Prompt >> Omitting the pictures, copy exactly each line from the one containing "Convert this chart to Plotly code." up to and including the one containing "pw, ph = W - L - R, H - T - B".
——
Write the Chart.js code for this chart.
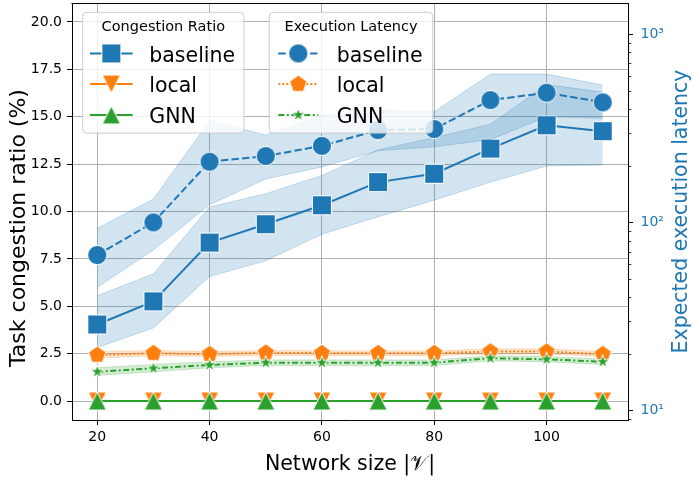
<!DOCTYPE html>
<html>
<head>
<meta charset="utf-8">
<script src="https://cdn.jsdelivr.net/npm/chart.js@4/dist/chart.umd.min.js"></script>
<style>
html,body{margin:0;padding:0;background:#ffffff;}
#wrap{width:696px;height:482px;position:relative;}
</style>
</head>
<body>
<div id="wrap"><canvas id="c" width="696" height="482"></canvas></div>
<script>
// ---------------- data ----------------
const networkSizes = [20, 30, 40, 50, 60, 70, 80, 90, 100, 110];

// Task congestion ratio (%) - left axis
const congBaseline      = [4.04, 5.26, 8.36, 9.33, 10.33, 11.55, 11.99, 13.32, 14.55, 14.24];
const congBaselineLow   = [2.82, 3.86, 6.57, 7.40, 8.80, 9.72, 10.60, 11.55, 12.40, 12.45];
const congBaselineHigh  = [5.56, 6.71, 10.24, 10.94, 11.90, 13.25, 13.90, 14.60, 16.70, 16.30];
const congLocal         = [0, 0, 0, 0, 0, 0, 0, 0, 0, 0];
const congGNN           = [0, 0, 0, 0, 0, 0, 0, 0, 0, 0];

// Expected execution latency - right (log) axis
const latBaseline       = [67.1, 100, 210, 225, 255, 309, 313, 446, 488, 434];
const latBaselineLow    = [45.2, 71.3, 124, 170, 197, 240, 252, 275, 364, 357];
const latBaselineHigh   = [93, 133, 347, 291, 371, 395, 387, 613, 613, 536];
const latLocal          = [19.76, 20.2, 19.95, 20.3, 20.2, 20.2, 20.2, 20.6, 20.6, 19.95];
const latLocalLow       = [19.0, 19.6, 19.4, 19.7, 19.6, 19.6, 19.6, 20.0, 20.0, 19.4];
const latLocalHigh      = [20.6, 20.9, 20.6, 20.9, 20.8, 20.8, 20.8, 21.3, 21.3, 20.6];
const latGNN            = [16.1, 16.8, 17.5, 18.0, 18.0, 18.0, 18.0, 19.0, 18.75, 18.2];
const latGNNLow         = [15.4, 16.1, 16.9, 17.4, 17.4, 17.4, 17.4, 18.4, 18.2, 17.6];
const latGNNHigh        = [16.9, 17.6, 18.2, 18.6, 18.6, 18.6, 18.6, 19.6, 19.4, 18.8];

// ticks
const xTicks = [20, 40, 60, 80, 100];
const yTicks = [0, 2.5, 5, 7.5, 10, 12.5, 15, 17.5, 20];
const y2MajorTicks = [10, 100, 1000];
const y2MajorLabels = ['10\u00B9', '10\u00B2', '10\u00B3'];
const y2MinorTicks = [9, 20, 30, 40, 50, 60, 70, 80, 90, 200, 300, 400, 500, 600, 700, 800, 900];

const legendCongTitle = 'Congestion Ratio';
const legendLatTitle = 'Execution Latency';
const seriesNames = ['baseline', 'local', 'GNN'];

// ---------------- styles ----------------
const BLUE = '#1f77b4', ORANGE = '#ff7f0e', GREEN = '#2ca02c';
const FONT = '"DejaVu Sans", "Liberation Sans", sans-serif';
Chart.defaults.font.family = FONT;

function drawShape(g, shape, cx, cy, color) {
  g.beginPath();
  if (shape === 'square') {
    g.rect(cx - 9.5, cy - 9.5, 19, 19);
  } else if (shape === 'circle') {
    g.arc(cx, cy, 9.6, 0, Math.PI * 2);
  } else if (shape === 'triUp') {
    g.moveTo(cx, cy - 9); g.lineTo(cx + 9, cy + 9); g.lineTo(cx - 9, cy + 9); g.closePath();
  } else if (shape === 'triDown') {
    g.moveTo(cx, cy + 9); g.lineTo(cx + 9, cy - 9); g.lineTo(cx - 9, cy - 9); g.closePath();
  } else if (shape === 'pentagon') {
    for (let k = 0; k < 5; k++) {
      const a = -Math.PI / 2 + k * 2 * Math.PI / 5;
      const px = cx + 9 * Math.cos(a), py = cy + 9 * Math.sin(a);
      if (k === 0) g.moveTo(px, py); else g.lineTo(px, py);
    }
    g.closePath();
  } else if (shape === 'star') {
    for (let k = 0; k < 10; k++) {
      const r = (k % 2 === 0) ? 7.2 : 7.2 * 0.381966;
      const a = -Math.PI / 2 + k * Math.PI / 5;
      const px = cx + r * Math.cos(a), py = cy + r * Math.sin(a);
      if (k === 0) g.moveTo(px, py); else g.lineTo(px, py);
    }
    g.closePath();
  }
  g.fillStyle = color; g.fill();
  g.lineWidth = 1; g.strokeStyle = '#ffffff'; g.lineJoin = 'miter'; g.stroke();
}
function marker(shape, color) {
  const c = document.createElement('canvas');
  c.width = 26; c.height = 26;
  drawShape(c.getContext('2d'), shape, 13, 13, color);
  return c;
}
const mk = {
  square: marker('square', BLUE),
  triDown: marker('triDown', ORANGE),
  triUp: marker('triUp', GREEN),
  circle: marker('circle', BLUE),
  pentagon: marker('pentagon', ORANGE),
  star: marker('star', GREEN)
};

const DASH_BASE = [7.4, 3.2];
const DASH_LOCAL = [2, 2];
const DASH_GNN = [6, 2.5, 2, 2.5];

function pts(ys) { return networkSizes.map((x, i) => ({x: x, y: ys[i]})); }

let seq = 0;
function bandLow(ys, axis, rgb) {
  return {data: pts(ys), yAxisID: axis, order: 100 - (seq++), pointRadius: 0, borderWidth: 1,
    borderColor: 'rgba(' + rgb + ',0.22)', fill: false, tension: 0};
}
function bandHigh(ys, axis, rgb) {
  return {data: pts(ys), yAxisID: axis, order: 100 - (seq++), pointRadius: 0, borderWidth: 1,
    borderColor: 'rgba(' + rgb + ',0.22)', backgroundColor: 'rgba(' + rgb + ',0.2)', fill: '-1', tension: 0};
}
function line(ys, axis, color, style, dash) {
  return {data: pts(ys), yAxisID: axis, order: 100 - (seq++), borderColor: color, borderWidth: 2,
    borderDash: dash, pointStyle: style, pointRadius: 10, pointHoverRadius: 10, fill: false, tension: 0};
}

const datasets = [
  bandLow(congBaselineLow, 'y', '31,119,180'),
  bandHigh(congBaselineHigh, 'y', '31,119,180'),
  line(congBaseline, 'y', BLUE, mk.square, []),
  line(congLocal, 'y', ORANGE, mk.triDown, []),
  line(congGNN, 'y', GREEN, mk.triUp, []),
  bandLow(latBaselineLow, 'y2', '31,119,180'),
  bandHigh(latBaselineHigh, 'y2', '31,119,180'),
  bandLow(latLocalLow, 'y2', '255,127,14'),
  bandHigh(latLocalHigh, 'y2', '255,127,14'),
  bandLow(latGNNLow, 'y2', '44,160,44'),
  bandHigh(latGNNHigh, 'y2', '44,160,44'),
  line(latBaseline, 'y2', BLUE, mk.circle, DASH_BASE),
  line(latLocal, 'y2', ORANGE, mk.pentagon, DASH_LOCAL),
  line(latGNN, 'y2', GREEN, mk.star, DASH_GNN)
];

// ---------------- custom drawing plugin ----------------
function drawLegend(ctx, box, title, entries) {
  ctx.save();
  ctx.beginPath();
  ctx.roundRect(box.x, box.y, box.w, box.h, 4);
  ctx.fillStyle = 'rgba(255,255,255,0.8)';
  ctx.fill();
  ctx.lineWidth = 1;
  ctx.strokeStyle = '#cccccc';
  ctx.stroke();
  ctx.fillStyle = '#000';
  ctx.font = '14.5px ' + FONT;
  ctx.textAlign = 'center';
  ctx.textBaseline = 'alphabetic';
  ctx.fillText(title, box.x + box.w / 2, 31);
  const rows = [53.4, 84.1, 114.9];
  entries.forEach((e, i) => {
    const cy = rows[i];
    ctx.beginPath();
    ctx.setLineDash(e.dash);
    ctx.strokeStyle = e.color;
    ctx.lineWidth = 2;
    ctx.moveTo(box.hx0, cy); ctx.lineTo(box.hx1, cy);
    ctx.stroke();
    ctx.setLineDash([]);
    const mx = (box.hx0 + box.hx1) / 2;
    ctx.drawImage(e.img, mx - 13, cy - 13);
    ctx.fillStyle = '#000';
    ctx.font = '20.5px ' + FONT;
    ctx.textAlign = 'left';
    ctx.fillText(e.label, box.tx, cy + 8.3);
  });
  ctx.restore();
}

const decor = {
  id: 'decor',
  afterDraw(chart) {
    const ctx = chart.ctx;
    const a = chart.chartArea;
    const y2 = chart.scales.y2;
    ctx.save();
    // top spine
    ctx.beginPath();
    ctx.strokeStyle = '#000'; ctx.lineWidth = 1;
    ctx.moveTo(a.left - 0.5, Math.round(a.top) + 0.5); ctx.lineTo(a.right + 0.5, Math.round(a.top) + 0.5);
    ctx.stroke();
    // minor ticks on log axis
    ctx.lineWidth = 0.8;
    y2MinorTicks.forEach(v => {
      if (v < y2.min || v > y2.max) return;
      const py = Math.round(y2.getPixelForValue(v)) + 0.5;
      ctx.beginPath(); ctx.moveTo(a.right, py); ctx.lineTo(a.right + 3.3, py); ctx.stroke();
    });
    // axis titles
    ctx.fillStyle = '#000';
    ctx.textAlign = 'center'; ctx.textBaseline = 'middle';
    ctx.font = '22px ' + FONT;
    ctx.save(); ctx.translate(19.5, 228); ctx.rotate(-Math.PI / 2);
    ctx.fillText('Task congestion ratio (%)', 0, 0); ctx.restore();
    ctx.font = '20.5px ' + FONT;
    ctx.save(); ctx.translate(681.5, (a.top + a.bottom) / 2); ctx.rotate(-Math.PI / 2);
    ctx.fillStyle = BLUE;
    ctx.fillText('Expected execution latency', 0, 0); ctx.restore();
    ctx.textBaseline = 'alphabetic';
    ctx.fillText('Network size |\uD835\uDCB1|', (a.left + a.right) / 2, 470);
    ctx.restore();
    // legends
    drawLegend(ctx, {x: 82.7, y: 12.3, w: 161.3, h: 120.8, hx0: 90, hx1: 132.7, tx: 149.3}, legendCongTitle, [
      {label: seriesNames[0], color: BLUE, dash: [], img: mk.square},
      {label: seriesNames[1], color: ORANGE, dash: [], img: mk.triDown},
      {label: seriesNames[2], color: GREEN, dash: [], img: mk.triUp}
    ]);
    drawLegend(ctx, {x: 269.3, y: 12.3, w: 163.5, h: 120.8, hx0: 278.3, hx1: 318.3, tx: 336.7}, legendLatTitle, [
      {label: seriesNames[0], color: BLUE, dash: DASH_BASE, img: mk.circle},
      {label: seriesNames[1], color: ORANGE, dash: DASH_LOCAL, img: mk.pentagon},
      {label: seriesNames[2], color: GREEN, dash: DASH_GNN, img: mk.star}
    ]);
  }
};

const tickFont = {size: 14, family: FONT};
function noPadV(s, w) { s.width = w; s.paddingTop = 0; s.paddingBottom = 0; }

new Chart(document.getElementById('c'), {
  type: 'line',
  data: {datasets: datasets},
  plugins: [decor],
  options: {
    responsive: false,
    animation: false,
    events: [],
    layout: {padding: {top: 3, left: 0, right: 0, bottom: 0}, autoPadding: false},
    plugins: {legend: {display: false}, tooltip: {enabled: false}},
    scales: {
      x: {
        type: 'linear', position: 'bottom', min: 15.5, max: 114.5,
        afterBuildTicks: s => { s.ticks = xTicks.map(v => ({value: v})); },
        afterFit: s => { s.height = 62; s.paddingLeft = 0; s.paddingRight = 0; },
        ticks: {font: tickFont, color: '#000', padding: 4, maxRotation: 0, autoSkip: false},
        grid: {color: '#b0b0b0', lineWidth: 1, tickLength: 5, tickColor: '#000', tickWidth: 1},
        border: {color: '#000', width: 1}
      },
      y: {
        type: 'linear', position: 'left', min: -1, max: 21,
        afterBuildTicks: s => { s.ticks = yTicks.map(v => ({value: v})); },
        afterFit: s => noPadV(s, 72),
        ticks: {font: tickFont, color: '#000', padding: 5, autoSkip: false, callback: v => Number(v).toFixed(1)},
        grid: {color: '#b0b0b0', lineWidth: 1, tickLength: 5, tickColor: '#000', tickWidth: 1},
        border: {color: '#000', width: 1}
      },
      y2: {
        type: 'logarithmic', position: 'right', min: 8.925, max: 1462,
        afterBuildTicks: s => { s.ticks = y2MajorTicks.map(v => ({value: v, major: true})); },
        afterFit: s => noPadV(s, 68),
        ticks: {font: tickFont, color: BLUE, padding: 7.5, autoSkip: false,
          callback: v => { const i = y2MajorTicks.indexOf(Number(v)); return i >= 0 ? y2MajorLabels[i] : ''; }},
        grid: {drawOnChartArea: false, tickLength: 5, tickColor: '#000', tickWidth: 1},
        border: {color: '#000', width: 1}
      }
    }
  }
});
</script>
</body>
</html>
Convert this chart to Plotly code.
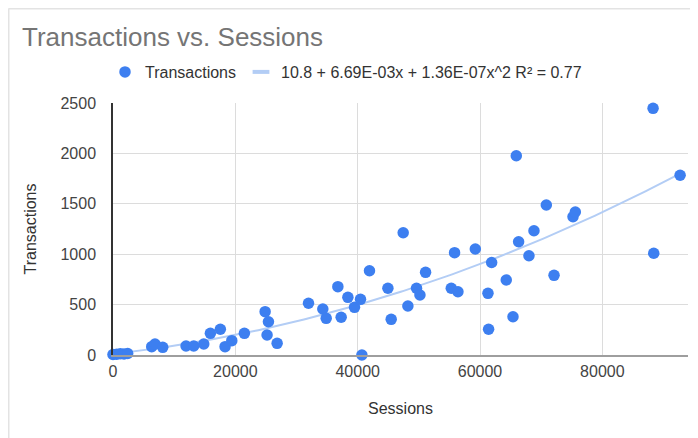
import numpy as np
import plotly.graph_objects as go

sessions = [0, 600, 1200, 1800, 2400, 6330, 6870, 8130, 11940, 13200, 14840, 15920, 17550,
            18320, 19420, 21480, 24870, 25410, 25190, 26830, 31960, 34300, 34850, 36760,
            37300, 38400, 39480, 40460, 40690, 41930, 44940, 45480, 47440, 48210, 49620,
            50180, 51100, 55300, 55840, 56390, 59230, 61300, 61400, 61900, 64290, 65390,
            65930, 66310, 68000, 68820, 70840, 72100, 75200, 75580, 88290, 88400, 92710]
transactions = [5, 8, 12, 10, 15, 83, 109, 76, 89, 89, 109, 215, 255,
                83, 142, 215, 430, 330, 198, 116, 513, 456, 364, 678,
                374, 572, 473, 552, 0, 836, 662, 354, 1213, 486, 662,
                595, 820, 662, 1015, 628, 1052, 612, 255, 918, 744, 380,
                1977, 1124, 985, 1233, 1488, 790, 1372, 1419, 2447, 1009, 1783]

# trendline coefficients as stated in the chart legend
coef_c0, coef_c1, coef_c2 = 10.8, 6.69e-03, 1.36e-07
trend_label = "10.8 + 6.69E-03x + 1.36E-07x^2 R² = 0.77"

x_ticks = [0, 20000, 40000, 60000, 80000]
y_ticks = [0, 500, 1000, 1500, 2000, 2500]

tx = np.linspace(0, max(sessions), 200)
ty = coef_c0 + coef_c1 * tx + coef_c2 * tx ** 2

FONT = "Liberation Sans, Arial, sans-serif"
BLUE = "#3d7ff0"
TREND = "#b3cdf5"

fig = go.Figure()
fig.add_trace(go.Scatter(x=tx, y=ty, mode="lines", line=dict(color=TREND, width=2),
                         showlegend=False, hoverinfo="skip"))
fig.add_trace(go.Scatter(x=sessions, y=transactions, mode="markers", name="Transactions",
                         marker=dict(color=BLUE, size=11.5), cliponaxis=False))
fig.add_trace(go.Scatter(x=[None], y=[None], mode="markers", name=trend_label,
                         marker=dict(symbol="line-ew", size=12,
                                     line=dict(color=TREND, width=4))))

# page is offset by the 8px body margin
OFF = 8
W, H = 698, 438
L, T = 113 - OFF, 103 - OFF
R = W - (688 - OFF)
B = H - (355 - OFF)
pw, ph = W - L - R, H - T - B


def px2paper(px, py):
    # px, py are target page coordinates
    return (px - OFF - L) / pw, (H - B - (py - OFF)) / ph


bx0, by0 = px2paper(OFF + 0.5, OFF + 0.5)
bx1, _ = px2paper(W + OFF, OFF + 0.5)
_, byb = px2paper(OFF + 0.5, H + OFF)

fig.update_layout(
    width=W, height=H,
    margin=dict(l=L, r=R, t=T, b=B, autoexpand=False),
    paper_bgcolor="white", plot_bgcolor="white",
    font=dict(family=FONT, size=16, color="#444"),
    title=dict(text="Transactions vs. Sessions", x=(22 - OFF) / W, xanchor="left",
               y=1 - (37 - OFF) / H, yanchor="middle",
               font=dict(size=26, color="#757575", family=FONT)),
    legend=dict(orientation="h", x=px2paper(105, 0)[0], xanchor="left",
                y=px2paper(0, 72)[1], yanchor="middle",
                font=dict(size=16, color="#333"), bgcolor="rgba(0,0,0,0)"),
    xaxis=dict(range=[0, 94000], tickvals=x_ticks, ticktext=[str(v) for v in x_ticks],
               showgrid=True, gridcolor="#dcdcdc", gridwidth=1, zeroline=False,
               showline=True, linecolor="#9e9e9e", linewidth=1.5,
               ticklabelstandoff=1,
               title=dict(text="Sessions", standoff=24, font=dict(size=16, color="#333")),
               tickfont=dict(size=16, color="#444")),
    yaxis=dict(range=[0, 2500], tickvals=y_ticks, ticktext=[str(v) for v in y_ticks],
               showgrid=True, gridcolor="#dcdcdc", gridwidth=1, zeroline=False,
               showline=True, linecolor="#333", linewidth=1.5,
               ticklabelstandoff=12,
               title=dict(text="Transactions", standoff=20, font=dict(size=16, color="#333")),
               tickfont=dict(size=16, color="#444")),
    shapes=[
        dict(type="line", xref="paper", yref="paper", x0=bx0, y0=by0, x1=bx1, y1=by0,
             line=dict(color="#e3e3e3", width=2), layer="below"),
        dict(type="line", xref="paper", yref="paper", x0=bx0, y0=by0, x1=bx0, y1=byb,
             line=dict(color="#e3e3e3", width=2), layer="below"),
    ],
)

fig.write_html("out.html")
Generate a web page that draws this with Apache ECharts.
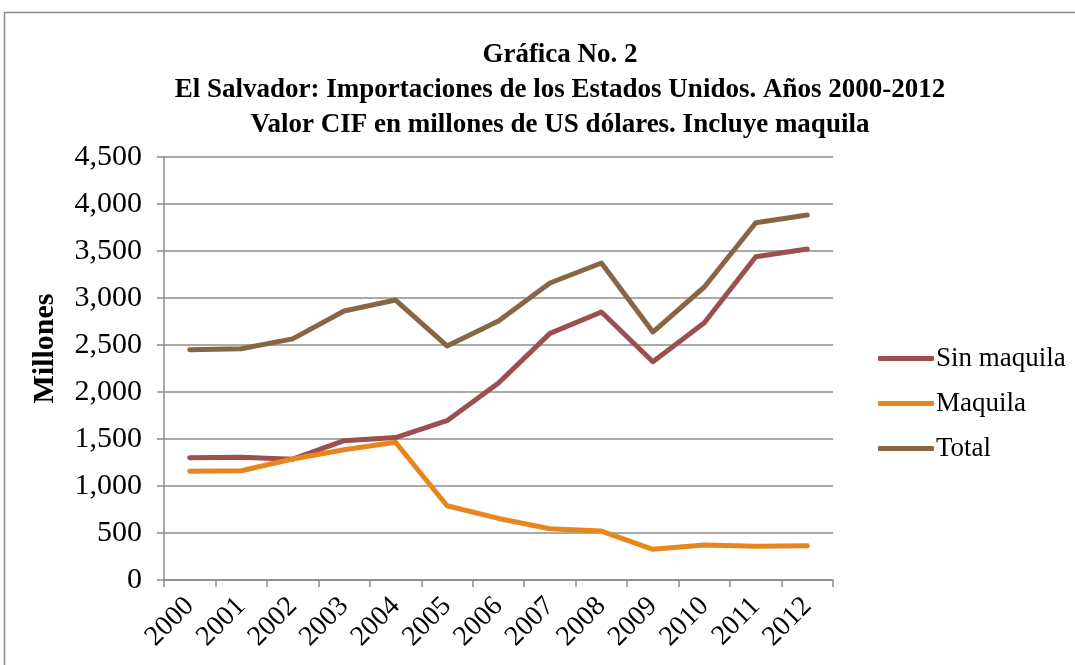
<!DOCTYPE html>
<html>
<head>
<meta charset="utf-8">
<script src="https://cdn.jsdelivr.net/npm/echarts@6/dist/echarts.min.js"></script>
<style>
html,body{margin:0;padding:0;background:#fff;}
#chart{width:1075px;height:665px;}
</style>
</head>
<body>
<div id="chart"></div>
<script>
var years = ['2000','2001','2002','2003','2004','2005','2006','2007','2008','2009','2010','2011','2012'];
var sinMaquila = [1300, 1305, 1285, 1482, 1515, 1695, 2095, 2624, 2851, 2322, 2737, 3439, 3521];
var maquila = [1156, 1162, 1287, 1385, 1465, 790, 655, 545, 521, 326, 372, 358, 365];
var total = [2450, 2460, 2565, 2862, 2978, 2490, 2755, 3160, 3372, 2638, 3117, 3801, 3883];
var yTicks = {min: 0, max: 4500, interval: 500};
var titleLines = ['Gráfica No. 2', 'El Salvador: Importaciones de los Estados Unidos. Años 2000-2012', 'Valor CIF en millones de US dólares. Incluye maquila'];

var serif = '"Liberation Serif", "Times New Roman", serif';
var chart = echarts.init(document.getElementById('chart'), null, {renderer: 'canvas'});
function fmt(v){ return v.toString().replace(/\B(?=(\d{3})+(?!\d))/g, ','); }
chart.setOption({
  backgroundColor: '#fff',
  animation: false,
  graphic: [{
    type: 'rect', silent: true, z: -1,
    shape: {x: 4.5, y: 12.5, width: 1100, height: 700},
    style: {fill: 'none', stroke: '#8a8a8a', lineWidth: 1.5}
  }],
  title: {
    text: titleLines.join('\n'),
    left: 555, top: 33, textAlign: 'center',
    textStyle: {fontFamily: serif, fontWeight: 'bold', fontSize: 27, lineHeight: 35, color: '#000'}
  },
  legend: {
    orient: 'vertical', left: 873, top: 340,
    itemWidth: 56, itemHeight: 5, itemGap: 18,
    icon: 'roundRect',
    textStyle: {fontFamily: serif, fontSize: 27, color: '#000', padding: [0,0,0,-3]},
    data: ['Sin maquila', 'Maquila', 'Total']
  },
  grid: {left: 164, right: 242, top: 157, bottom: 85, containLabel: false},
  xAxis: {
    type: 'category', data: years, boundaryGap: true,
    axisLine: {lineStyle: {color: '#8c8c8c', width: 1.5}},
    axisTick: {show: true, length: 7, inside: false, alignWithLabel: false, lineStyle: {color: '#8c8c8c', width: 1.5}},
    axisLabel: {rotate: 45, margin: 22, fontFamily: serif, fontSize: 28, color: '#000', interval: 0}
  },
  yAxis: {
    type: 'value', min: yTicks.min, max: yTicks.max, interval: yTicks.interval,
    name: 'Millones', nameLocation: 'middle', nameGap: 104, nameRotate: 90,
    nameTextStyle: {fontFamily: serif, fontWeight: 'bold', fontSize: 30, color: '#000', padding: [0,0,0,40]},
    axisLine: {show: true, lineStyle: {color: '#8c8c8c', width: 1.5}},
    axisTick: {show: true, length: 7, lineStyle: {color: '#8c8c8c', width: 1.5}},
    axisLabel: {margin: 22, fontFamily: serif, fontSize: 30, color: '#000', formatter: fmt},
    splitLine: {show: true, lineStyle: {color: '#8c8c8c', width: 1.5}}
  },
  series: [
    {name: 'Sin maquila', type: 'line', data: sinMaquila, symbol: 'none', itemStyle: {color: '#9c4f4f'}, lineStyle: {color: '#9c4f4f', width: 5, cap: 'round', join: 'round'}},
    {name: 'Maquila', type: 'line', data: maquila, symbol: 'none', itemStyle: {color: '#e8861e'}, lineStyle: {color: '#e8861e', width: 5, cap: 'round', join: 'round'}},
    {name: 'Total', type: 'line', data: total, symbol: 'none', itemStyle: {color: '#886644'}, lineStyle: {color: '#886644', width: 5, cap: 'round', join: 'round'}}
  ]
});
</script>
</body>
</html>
——
Result for this exercise >>
Convert this chart to Plotly code.
import numpy as np
import plotly.graph_objects as go

sessions = [0, 600, 1200, 1800, 2400, 6330, 6870, 8130, 11940, 13200, 14840, 15920, 17550,
            18320, 19420, 21480, 24870, 25410, 25190, 26830, 31960, 34300, 34850, 36760,
            37300, 38400, 39480, 40460, 40690, 41930, 44940, 45480, 47440, 48210, 49620,
            50180, 51100, 55300, 55840, 56390, 59230, 61300, 61400, 61900, 64290, 65390,
            65930, 66310, 68000, 68820, 70840, 72100, 75200, 75580, 88290, 88400, 92710]
transactions = [5, 8, 12, 10, 15, 83, 109, 76, 89, 89, 109, 215, 255,
                83, 142, 215, 430, 330, 198, 116, 513, 456, 364, 678,
                374, 572, 473, 552, 0, 836, 662, 354, 1213, 486, 662,
                595, 820, 662, 1015, 628, 1052, 612, 255, 918, 744, 380,
                1977, 1124, 985, 1233, 1488, 790, 1372, 1419, 2447, 1009, 1783]

# trendline coefficients as stated in the chart legend
coef_c0, coef_c1, coef_c2 = 10.8, 6.69e-03, 1.36e-07
trend_label = "10.8 + 6.69E-03x + 1.36E-07x^2 R² = 0.77"

x_ticks = [0, 20000, 40000, 60000, 80000]
y_ticks = [0, 500, 1000, 1500, 2000, 2500]

tx = np.linspace(0, max(sessions), 200)
ty = coef_c0 + coef_c1 * tx + coef_c2 * tx ** 2

FONT = "Liberation Sans, Arial, sans-serif"
BLUE = "#3d7ff0"
TREND = "#b3cdf5"

fig = go.Figure()
fig.add_trace(go.Scatter(x=tx, y=ty, mode="lines", line=dict(color=TREND, width=2),
                         showlegend=False, hoverinfo="skip"))
fig.add_trace(go.Scatter(x=sessions, y=transactions, mode="markers", name="Transactions",
                         marker=dict(color=BLUE, size=11.5), cliponaxis=False))
fig.add_trace(go.Scatter(x=[None], y=[None], mode="markers", name=trend_label,
                         marker=dict(symbol="line-ew", size=12,
                                     line=dict(color=TREND, width=4))))

# page is offset by the 8px body margin
OFF = 8
W, H = 698, 438
L, T = 113 - OFF, 103 - OFF
R = W - (688 - OFF)
B = H - (355 - OFF)
pw, ph = W - L - R, H - T - B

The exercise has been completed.